Quote the whole listing word for word. Do not include the pictures.

STORED DATA ::
'''
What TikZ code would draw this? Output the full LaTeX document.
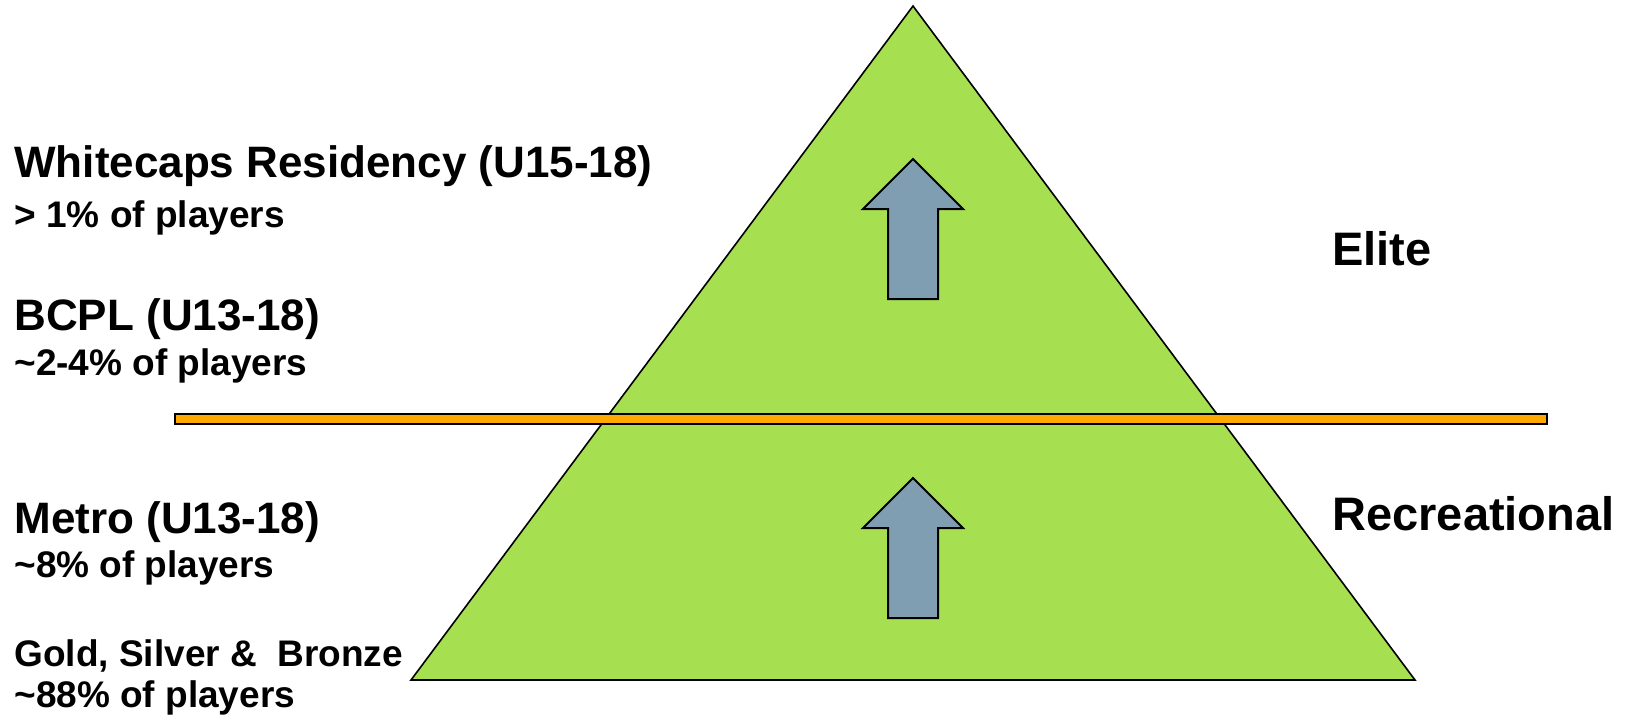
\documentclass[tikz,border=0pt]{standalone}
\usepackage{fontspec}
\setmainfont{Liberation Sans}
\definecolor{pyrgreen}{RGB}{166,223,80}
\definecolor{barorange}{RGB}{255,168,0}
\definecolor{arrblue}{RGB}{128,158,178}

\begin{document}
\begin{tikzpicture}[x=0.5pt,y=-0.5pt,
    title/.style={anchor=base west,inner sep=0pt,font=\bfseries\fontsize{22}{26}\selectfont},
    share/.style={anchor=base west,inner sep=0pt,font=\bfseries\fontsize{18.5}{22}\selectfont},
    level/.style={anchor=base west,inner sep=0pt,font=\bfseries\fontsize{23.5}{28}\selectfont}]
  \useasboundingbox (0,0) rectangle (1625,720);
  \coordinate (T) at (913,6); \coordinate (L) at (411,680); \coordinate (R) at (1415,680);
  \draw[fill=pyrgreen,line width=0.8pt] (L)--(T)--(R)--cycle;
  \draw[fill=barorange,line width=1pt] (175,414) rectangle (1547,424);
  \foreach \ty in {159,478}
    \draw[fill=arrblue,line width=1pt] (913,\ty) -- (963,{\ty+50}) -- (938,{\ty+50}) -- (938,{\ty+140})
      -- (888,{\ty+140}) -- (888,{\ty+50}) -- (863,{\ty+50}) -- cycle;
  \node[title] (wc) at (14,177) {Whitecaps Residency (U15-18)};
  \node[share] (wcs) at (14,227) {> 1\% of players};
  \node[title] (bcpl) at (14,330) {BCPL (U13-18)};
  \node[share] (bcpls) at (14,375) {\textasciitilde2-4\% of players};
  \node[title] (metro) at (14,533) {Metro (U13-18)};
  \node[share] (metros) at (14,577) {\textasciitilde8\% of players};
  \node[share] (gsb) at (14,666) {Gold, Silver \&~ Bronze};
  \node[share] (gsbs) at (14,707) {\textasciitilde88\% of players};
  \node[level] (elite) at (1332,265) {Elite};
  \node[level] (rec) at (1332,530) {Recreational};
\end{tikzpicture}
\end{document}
'''
REPLY TO THE TASK ::
What TikZ code would draw this? Output the full LaTeX document.
\documentclass[tikz,border=0pt]{standalone}
\usepackage{fontspec}
\setmainfont{Liberation Sans}
\definecolor{pyrgreen}{RGB}{166,223,80}
\definecolor{barorange}{RGB}{255,168,0}
\definecolor{arrblue}{RGB}{128,158,178}

\begin{document}
\begin{tikzpicture}[x=0.5pt,y=-0.5pt,
    title/.style={anchor=base west,inner sep=0pt,font=\bfseries\fontsize{22}{26}\selectfont},
    share/.style={anchor=base west,inner sep=0pt,font=\bfseries\fontsize{18.5}{22}\selectfont},
    level/.style={anchor=base west,inner sep=0pt,font=\bfseries\fontsize{23.5}{28}\selectfont}]
  \useasboundingbox (0,0) rectangle (1625,720);
  \coordinate (T) at (913,6); \coordinate (L) at (411,680); \coordinate (R) at (1415,680);
  \draw[fill=pyrgreen,line width=0.8pt] (L)--(T)--(R)--cycle;
  \draw[fill=barorange,line width=1pt] (175,414) rectangle (1547,424);
  \foreach \ty in {159,478}
    \draw[fill=arrblue,line width=1pt] (913,\ty) -- (963,{\ty+50}) -- (938,{\ty+50}) -- (938,{\ty+140})
      -- (888,{\ty+140}) -- (888,{\ty+50}) -- (863,{\ty+50}) -- cycle;
  \node[title] (wc) at (14,177) {Whitecaps Residency (U15-18)};
  \node[share] (wcs) at (14,227) {> 1\% of players};
  \node[title] (bcpl) at (14,330) {BCPL (U13-18)};
  \node[share] (bcpls) at (14,375) {\textasciitilde2-4\% of players};
  \node[title] (metro) at (14,533) {Metro (U13-18)};
  \node[share] (metros) at (14,577) {\textasciitilde8\% of players};
  \node[share] (gsb) at (14,666) {Gold, Silver \&~ Bronze};
  \node[share] (gsbs) at (14,707) {\textasciitilde88\% of players};
  \node[level] (elite) at (1332,265) {Elite};
  \node[level] (rec) at (1332,530) {Recreational};
\end{tikzpicture}
\end{document}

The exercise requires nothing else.